July and overthinking

July and overthinking

So I have recently been fortunate enough to spend a few days in Ibiza. As I only went for 4 days, I gave myself permission (in fact it turned out to be instruction!) to do nothing taxing.

I bought an easy-read novel at the airport (a bit more of that later) and made a pact with myself to swim in the sea every day (my favourite thing) and leave my computer and work brain at home.

So far so good….. and relax.

I discovered fairly quickly that my body couldn’t have been happier, slowly wandering to the beach, sea swim, delicious food, deep sleep. My body embraced the ‘nothing too taxing' directive with no resistance at all. But my mind, well, it couldn’t have been more uncomfortable with what was going on.

I spent the first 2 days regularly calling myself out as I recognised the constant need for planning, the twitchiness for a list of things to tick off (even nice things), a relentless call from my mind to ‘think’ about something useful/helpful/expansive or meaningful. Doing nothing was hard work.

WOW it was so eye-opening to recognise how much longer it took for my head to slow down. Then the morning of day 3 I woke up and knew something had changed. I felt it in my body, I felt it in my mood, I just knew. 

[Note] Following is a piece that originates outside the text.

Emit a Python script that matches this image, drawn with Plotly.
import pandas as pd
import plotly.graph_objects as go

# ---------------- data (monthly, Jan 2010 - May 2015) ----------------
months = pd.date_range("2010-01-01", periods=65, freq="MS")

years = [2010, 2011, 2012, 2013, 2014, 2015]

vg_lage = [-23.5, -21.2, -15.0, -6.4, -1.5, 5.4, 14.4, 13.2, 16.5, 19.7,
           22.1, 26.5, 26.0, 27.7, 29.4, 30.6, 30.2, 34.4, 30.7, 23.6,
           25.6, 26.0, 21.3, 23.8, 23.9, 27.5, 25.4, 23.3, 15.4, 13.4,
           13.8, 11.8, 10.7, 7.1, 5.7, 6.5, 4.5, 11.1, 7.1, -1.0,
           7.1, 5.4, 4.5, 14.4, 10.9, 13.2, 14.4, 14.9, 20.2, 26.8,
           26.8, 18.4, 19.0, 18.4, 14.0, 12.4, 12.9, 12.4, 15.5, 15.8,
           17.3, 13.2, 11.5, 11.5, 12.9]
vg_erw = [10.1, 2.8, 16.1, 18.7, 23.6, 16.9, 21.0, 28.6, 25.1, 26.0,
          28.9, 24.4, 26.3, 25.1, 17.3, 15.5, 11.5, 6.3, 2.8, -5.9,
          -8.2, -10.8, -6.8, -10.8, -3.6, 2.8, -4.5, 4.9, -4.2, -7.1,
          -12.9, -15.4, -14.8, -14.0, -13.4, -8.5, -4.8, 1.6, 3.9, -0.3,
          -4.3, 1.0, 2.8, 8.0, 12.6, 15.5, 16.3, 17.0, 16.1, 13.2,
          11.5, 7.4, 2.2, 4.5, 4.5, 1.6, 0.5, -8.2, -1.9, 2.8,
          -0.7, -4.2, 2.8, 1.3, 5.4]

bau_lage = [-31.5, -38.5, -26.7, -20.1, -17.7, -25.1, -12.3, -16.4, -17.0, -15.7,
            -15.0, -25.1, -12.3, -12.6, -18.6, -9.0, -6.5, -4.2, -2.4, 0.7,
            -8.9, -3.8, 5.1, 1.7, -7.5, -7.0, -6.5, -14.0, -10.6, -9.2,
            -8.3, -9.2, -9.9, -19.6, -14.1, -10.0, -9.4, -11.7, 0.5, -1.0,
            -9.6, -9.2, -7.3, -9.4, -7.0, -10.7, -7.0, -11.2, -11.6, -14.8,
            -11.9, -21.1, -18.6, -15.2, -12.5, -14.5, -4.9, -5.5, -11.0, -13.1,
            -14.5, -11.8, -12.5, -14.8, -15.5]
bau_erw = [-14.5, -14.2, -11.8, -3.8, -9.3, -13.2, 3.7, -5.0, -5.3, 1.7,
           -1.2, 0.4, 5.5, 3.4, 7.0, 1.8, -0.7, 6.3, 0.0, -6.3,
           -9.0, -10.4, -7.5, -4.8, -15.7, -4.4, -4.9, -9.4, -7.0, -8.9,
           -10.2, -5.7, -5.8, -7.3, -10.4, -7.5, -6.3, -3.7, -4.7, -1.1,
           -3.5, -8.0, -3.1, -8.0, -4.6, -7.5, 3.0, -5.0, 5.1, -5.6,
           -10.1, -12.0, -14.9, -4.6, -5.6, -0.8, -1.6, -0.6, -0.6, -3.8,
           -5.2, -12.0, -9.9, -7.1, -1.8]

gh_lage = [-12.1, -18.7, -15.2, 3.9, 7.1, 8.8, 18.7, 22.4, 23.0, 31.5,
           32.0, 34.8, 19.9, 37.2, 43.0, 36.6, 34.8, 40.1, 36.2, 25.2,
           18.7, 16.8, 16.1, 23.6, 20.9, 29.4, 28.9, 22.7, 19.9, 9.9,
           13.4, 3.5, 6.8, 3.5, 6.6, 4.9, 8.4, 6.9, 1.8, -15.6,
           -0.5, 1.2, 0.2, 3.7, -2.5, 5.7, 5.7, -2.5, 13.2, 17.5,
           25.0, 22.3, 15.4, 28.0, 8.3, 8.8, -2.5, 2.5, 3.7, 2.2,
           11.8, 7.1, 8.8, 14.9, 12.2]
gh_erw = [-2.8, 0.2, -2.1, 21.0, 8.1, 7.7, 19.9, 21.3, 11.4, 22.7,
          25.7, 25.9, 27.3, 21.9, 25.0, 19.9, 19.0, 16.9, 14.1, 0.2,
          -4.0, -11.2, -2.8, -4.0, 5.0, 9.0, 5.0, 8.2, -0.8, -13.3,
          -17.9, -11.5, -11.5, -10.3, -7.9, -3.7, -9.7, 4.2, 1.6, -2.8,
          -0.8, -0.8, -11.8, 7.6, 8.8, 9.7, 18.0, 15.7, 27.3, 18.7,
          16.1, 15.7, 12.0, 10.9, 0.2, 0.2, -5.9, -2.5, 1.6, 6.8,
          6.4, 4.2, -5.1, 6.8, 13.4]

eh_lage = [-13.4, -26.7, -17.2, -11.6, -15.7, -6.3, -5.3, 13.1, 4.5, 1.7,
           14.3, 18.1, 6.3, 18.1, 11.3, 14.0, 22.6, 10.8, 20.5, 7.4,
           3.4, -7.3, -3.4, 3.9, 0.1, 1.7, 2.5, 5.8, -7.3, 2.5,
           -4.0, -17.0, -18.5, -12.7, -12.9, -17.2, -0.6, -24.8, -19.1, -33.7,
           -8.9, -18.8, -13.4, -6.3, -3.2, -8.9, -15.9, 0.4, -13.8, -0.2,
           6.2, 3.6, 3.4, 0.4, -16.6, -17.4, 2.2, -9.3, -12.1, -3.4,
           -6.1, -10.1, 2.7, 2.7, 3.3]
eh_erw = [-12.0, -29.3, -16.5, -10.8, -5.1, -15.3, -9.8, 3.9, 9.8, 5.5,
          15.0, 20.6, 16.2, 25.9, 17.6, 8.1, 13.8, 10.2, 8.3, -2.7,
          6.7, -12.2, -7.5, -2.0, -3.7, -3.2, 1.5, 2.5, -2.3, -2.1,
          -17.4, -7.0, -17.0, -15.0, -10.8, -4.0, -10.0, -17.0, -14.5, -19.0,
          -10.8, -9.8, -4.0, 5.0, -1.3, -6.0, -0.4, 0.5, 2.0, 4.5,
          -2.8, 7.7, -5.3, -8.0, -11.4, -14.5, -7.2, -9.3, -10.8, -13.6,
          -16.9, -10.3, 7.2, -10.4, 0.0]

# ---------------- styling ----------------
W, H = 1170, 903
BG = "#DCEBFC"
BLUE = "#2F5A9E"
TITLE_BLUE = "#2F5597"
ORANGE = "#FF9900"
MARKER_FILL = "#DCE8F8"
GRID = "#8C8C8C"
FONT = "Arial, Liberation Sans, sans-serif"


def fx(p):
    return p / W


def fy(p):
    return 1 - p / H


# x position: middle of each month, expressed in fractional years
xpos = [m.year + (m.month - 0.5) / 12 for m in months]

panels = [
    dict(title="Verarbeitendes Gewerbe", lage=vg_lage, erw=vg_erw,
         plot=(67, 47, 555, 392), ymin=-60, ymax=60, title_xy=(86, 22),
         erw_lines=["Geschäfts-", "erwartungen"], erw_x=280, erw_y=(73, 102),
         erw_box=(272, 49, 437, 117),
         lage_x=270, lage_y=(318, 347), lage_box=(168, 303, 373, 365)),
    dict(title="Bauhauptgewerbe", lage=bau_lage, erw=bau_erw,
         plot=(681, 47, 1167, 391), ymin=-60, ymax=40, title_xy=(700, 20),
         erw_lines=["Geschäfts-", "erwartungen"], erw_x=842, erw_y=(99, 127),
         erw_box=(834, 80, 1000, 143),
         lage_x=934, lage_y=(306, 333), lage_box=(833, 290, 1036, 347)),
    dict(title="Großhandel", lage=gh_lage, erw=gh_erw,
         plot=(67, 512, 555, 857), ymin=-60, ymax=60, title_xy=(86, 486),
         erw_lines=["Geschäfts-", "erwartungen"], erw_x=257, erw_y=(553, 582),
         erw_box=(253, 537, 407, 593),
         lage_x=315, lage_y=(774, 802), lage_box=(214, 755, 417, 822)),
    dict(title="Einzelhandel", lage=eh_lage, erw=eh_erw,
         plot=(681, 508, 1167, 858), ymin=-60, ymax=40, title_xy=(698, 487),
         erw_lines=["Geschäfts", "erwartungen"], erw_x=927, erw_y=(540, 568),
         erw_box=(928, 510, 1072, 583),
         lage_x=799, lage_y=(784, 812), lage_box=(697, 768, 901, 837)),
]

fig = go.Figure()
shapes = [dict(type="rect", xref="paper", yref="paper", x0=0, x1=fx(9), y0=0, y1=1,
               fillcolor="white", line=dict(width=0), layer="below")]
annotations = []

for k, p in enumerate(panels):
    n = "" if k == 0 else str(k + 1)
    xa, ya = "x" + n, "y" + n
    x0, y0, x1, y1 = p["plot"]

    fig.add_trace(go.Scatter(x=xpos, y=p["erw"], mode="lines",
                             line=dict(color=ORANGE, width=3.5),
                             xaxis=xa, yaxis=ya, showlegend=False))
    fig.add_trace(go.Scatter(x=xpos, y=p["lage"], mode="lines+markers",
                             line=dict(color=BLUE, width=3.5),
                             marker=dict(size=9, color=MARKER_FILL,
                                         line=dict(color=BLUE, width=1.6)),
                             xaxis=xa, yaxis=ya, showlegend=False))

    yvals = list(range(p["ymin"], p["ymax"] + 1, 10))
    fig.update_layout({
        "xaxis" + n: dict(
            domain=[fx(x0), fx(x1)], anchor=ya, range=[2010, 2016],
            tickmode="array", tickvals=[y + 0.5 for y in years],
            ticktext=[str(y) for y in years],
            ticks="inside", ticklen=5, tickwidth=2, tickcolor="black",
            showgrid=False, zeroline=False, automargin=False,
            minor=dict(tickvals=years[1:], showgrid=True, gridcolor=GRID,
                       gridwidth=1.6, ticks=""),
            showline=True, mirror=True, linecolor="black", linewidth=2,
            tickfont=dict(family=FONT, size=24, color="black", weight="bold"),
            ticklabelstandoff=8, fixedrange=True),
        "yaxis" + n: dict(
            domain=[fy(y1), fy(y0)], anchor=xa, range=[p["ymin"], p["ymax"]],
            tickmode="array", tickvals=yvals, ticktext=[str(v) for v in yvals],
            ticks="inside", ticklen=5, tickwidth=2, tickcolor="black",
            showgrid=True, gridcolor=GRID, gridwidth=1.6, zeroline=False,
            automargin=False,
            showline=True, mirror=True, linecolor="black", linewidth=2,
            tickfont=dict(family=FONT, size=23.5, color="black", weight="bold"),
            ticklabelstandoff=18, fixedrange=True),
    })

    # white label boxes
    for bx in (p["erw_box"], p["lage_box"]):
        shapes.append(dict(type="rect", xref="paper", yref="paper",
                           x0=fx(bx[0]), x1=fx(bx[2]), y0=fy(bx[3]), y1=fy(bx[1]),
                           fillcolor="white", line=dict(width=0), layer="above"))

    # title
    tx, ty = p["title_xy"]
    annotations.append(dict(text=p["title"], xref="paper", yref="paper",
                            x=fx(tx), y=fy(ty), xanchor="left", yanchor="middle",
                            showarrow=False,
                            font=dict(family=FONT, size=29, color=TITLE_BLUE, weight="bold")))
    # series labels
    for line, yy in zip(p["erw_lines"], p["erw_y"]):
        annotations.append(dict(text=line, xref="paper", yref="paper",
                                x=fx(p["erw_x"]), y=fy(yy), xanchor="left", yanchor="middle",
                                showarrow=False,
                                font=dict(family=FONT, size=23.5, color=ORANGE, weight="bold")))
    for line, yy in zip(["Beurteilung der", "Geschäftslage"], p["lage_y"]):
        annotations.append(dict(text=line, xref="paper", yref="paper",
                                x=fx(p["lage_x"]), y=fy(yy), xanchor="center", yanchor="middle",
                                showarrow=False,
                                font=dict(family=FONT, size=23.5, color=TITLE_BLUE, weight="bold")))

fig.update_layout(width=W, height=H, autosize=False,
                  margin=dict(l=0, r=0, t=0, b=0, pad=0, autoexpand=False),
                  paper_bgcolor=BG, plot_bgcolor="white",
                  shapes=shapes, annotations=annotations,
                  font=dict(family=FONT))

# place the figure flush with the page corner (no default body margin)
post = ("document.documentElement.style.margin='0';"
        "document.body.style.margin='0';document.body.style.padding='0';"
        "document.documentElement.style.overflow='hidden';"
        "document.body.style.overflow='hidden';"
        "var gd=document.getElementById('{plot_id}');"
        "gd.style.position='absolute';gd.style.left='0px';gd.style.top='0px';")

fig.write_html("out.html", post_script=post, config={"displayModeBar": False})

In Ibiza there is a much thinner veil between the inside and outside worlds. Initially I meant this as an acknowledgement that the warm, dry air removes the need for doors and windows, but I now realise this is analogous to my own inner and outer worlds. For as I sat there within the sights and sounds of the living world, my edges blurred too. 

The chorus of a million different birds (I wish my phone wasn’t so old as the merlin bird ID app would have been going crazy), the braying of the local donkey, the wild winds through the pine trees, the ants marching across the dewy balcony tiles, the horizon filled with ocean, the dark green tree-covered hill tops unchanged for centuries. The frenetic hustle and bustle as the sun began to rise and then a tangible settling as everything got to begin the day in earnest.

And here is the thing. Life is noisy and busy, it is overt and colourful, it is authentic and instinctive and it is very chatty. In amongst all that, it also needs to have chunks that are automatic, ritualistic and restful.

And I realised that stillness is not the same as quietness. Stillness is that beautiful sense of peace that descends when everything feels ‘as it should be’. 2 full days of fighting against my true interconnected natural human-ness but at last I got to abide for a brief time in my rightful place. And that place is where I am represented by both my significance and insignificance. The place where all the stuff I do seems both senseless and sensical. Instead of rushing towards something as life seems to prescribe right now, I just chose for a couple of days to live a little closer to wholeness.

And as is often the case when I read anything, the easy-read novel provided a quote that aligned with exactly what I was experiencing. “We think time travels forward, marches on in a straight line, and so we hurry alongside it to keep up. Hurry, hurry, mustn’t fall behind. But it doesn’t, time just swirls around us.”

I know these brief moments of stillness change me, delight me, comfort me, ground me. I also know that when I drink my daily cuppa with any level of awareness, that quality is what the teas are here to provide. They are the glimmers at this odd time in human history of what happens when we sit in a more balanced, peaceful space.